2. Define Your Target Customers
Create detailed buyer personas that analyze the demographics, behaviors, needs, and values of your ideal target customers. Outline what the customer journey typically looks like for engaging with your type of product or platform. Getting very specific on your customer profile and journey will inform suitable business models.
3. Evaluate Your Market Landscape
Do thorough research on competitors and alternatives in your space. Identify any gaps, opportunities, or customer pain points not being adequately addressed. Assess the overall market size for your solution and projected growth potential. Factoring in the competitive landscape will help reveal promising models.
4. Align with Core Team Strengths
Consider if you have the right mix of skills and experience within your core team to execute on a given model. Certain models align better with specific backgrounds and competencies. Choose a model that plays to the strengths of founders and early team members.
5. Evaluate Required Resources
Assess the key resources – financial, human, technical, equipment, etc. – required to successfully execute each potential business model under consideration. Evaluate if you have access to the necessary resources or if they would need to be developed or funded. Resources required often vary significantly between models.
6. Generate Business Model Options
Brainstorm two to three potential business models that seem well-suited to delivering your value proposition to target customers in your market. Weigh the relative pros and cons, trade-offs, and risks of each model under consideration.

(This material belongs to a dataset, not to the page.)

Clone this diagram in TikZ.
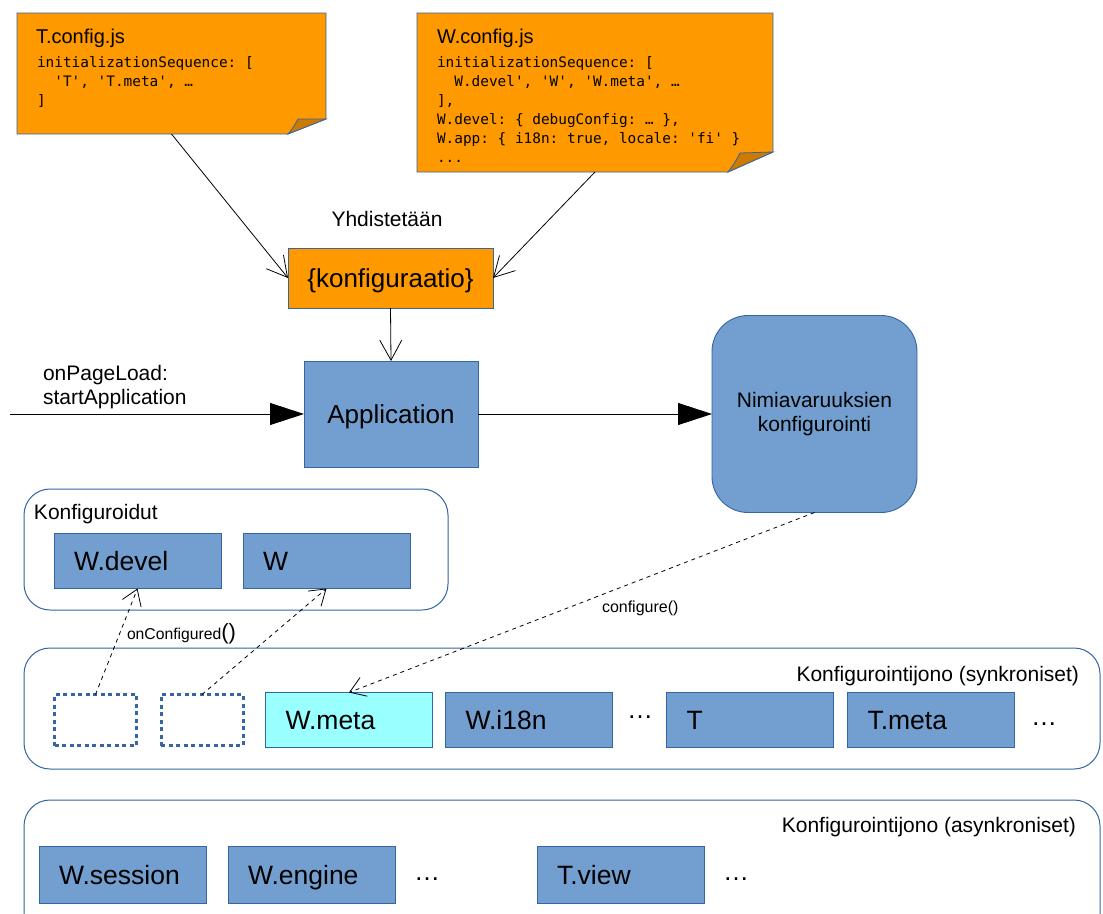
\documentclass[tikz,border=0pt]{standalone}
\usepackage{fontspec}
\setmainfont{Liberation Sans}
\setmonofont{DejaVu Sans Mono}
\usetikzlibrary{arrows.meta,calc}

\definecolor{noteorange}{HTML}{FF9900}
\definecolor{notefold}{HTML}{CC7A00}
\definecolor{boxblue}{HTML}{729FCF}
\definecolor{edgeblue}{HTML}{3465A4}
\definecolor{metacyan}{HTML}{99FFFF}

\begin{document}
\begin{tikzpicture}[x=1pt, y=-1pt,
  every node/.style={inner sep=0pt, outer sep=0pt},
  lbl/.style={font=\fontsize{21}{24}\selectfont},
  code/.style={font=\ttfamily\fontsize{14.4}{19}\selectfont, anchor=base west},
  notetitle/.style={font=\fontsize{20}{24}\selectfont, anchor=base west},
  notepaper/.style={draw=edgeblue, line width=0.8pt, fill=noteorange},
  noteflap/.style={draw=edgeblue, line width=0.8pt, fill=notefold},
  modbox/.style={draw=edgeblue, line width=0.9pt, fill=boxblue,
    minimum width=167pt, minimum height=55pt, text width=127pt, align=left,
    font=\fontsize{26.5}{30}\selectfont, text height=19pt, text depth=0pt},
  bigbox/.style={draw=edgeblue, line width=0.9pt, fill=boxblue,
    font=\fontsize{26}{30}\selectfont, text height=19pt, text depth=0pt},
  emptyslot/.style={draw=edgeblue, line width=3pt, dash pattern=on 4pt off 3.5pt,
    minimum width=82pt, minimum height=51pt},
  group/.style={draw=edgeblue, line width=1pt, rounded corners=26pt},
  ellip/.style={font=\fontsize{26}{30}\selectfont, anchor=base},
  link/.style={draw=black, line width=0.8pt},
  openhead/.style={link, -{Straight Barb[length=20pt, width=22pt]}},
  solidhead/.style={link, -{Triangle[length=34pt, width=22pt]}},
  callhead/.style={link, dash pattern=on 4pt off 4pt, -{Straight Barb[length=15pt, width=20pt]}},
]
\path[use as bounding box, fill=white] (0,0) rectangle (1103,913);
\clip (0,0) rectangle (1103,913);

% ---------- configuration notes ----------
\node[minimum width=309pt, minimum height=121pt] (tnote) at (171.5,73.5) {};
\path[notepaper] (tnote.north west) -- (tnote.north east) -- ($(tnote.south east)+(0,-15)$)
  -- ($(tnote.south east)+(-38,0)$) -- (tnote.south west) -- cycle;
\path[noteflap] ($(tnote.south east)+(-38,0)$)
  .. controls ($(tnote.south east)+(-33,-6)$) .. ($(tnote.south east)+(-28,-15)$)
  -- ($(tnote.south east)+(0,-15)$) -- cycle;
\node[notetitle] (ttitle) at (36,43) {T.config.js};
\node[code] (tcode1) at (37,67) {initializationSequence: [};
\node[code] (tcode2) at (37,86) {\phantom{xx}'T', 'T.meta', …};
\node[code] (tcode3) at (37,105) {]};

\node[minimum width=356pt, minimum height=159pt] (wnote) at (595,92.5) {};
\path[notepaper] (wnote.north west) -- (wnote.north east) -- ($(wnote.south east)+(0,-20)$)
  -- ($(wnote.south east)+(-45,0)$) -- (wnote.south west) -- cycle;
\path[noteflap] ($(wnote.south east)+(-45,0)$)
  .. controls ($(wnote.south east)+(-39,-8)$) .. ($(wnote.south east)+(-33,-19)$)
  -- ($(wnote.south east)+(0,-20)$) -- cycle;
\node[notetitle] (wtitle) at (437,43) {W.config.js};
\node[code] (wcode1) at (437,67) {initializationSequence: [};
\node[code] (wcode2) at (437,86) {\phantom{xx}W.devel', 'W', 'W.meta', …};
\node[code] (wcode3) at (437,105) {],};
\node[code] (wcode4) at (437,124) {W.devel: \{ debugConfig: … \},};
\node[code] (wcode5) at (437,143) {W.app: \{ i18n: true, locale: 'fi' \}};
\node[code] (wcode6) at (437,162) {.{}.{}.};

% ---------- merge and application ----------
\node[lbl, anchor=base] (merge) at (387,226) {Yhdistetään};
\node[draw=edgeblue, line width=0.9pt, fill=noteorange, minimum width=205pt, minimum height=60pt,
  font=\fontsize{26}{30}\selectfont, text height=19pt, text depth=0pt] (kon) at (390.5,278) {\{konfiguraatio\}};

\node[bigbox, minimum width=174pt, minimum height=106pt] (app) at (391,414) {Application};
\node[draw=edgeblue, line width=0.9pt, fill=boxblue, rounded corners=36pt,
  minimum width=205pt, minimum height=197pt, align=center,
  font=\fontsize{21}{24}\selectfont] (nimi) at (814.5,414) {Nimiavaruuksien\\konfigurointi};

\node[lbl, anchor=base west] (load1) at (43,380) {onPageLoad:};
\node[lbl, anchor=base west] (load2) at (43,404) {startApplication};
\coordinate (entry) at (10,414);

% ---------- configured modules ----------
\node[group, minimum width=424pt, minimum height=121pt] (donegrp) at (236,549.5) {};
\node[lbl, anchor=base west] (donetitle) at (34,519) {Konfiguroidut};
\node[modbox] (wdevel) at (137.5,561) {W.devel};
\node[modbox] (wmod) at (326.5,561) {W};

% ---------- synchronous queue ----------
\node[group, minimum width=1076pt, minimum height=121pt] (syncgrp) at (562,708.5) {};
\node[lbl, anchor=base east] (synctitle) at (1079,681) {Konfigurointijono (synkroniset)};
\node[emptyslot] (slot1) at (95.5,720) {};
\node[emptyslot] (slot2) at (202,720) {};
\node[modbox, fill=metacyan] (wmeta) at (349,720) {W.meta};
\node[modbox] (wi18n) at (529,720) {W.i18n};
\node[ellip] (more1) at (640,718) {…};
\node[modbox] (tmod) at (750,720) {T};
\node[modbox] (tmeta) at (931,720) {T.meta};
\node[ellip] (more2) at (1044,725) {…};

% ---------- asynchronous queue ----------
\node[group, minimum width=1076pt, minimum height=140pt] (asyncgrp) at (562,870) {};
\node[lbl, anchor=base east] (asynctitle) at (1076,832) {Konfigurointijono (asynkroniset)};
\node[modbox, minimum height=57pt] (wsession) at (122.5,875) {W.session};
\node[modbox, minimum height=57pt] (wengine) at (311.5,875) {W.engine};
\node[ellip] (more3) at (427,880) {…};
\node[modbox, minimum height=57pt] (tview) at (620.5,875) {T.view};
\node[ellip] (more4) at (736,880) {…};

% ---------- connectors ----------
\draw[openhead] (tnote.south) -- (kon.west);
\draw[openhead] (wnote.south) -- (kon.east);
\draw[openhead] (kon.south) -- (app.north);
\draw[solidhead] (entry) -- (app.west);
\draw[solidhead] (app.east) -- (nimi.west);
\draw[callhead] (nimi.south) -- (wmeta.north);
\draw[callhead] (slot1.north) -- (wdevel.south);
\draw[callhead] (slot2.north) -- (wmod.south);

\node[anchor=base west] (cfgcall) at (602,612) {\fontsize{16}{19}\selectfont configure()};
\node[anchor=base west] (donecall) at (127,639)
  {\fontsize{15.7}{19}\selectfont onConfigured\fontsize{22}{24}\selectfont ()};
\end{tikzpicture}
\end{document}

Review which models competitors are utilizing successfully or struggling with and develop a shortlist of viable models.
7. Project Costs and Revenue
For each potential model, estimate both the operating costs as well as the potential revenue based on your pricing strategy and target customer segment. Compare the costs and earnings across models to understand profitability. Choose a model that optimizes the financials based on your current resources.
8. Test and Validate Your Model
Share and discuss the two to three potential business models with prospective customers and people in your network. Gauge their feedback on what resonates or causes concerns about each model. Incorporate these customer insights into selecting and refining the best model. Experiment with the chosen model on a small scale first and be ready to adapt as needed based on market feedback.

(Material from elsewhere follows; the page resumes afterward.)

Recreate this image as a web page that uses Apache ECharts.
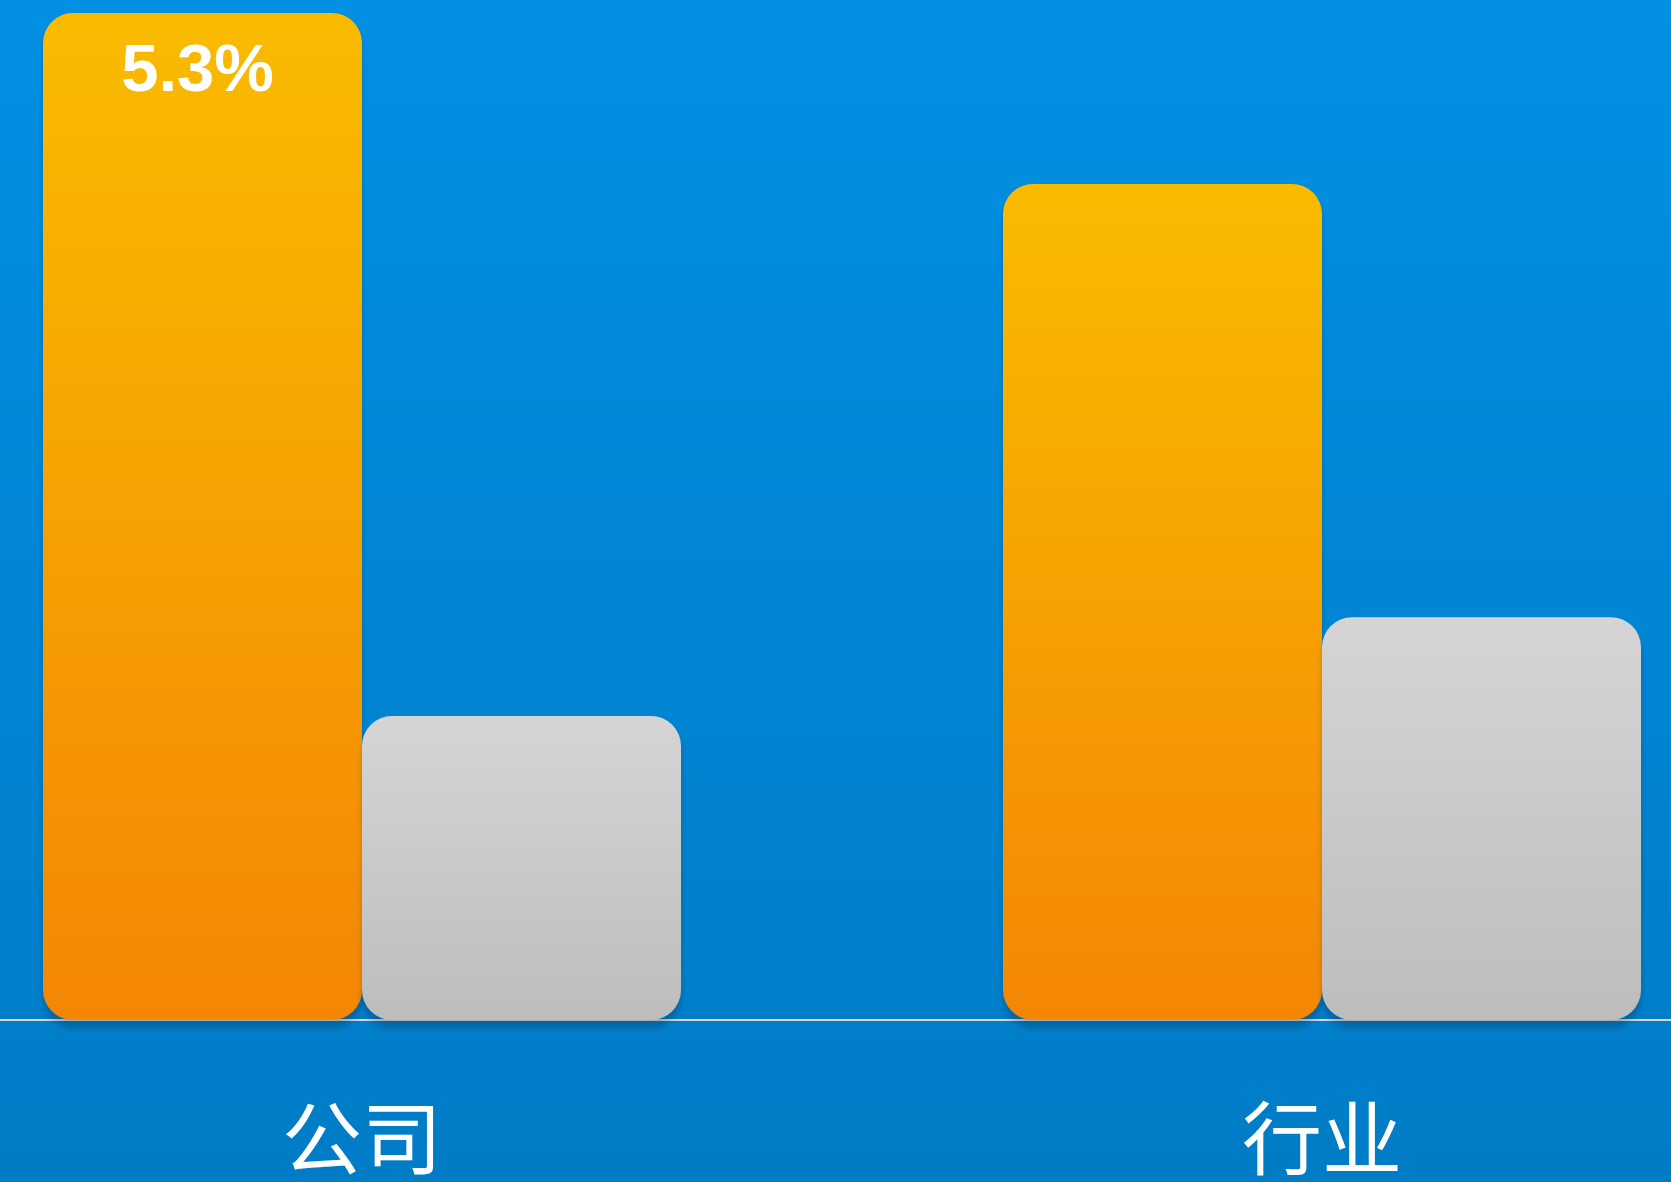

Creating a Business Model Canvas
Every startup should create a business model canvas as a blueprint for their business. A canvas provides a structured way to analyze and define all key components of your business model in one place. This ensures you craft a model that covers all the essential elements required for success.

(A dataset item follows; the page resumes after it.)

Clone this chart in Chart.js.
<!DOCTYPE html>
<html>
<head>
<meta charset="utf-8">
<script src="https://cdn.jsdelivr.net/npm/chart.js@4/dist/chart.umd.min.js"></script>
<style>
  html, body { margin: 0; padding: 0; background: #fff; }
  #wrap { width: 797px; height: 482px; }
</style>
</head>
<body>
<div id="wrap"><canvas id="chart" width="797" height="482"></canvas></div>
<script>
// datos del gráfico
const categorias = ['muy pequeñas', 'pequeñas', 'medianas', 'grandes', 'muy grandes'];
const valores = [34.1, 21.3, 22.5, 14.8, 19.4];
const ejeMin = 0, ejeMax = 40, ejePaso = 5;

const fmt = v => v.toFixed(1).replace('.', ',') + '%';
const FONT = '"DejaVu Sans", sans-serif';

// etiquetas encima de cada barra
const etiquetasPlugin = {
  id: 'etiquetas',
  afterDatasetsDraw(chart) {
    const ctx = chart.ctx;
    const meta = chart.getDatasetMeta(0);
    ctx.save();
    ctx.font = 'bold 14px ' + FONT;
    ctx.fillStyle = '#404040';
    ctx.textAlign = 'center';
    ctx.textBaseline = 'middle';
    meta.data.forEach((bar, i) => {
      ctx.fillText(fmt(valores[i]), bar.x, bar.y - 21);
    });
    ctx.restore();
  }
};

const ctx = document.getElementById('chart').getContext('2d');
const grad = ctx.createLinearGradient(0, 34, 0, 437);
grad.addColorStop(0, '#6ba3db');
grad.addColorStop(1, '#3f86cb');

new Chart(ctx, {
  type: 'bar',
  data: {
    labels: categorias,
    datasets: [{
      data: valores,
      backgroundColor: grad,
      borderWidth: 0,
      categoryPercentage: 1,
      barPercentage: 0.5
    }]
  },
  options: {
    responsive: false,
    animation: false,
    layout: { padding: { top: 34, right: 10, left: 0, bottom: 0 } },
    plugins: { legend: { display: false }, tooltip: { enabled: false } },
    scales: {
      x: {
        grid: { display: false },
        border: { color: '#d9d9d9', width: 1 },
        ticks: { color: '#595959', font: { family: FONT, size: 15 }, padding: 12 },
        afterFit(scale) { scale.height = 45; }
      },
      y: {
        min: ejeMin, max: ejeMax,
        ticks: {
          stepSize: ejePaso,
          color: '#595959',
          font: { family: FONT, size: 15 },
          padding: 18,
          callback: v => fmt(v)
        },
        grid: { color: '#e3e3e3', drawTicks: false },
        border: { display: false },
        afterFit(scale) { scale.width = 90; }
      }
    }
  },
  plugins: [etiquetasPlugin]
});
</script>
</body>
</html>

Elements of the business model canvas include:
- Value Proposition – What value you provide customers
- Customer Segments – Who your target customers are
- Channels – How you reach customers
- Customer Relationships – How you engage with them
- Revenue Streams – How you earn revenue from each segment
- Key Activities – What activities your business performs
- Key Resources – Assets required to create/offer value
- Key Partners – Outside parties you leverage
- Cost Structure – Your expense drivers
- Unfair Advantage – Exclusive edge over competitors
Overall, your canvas creates an actionable plan for your startup's business model. Revisit it often as your model evolves.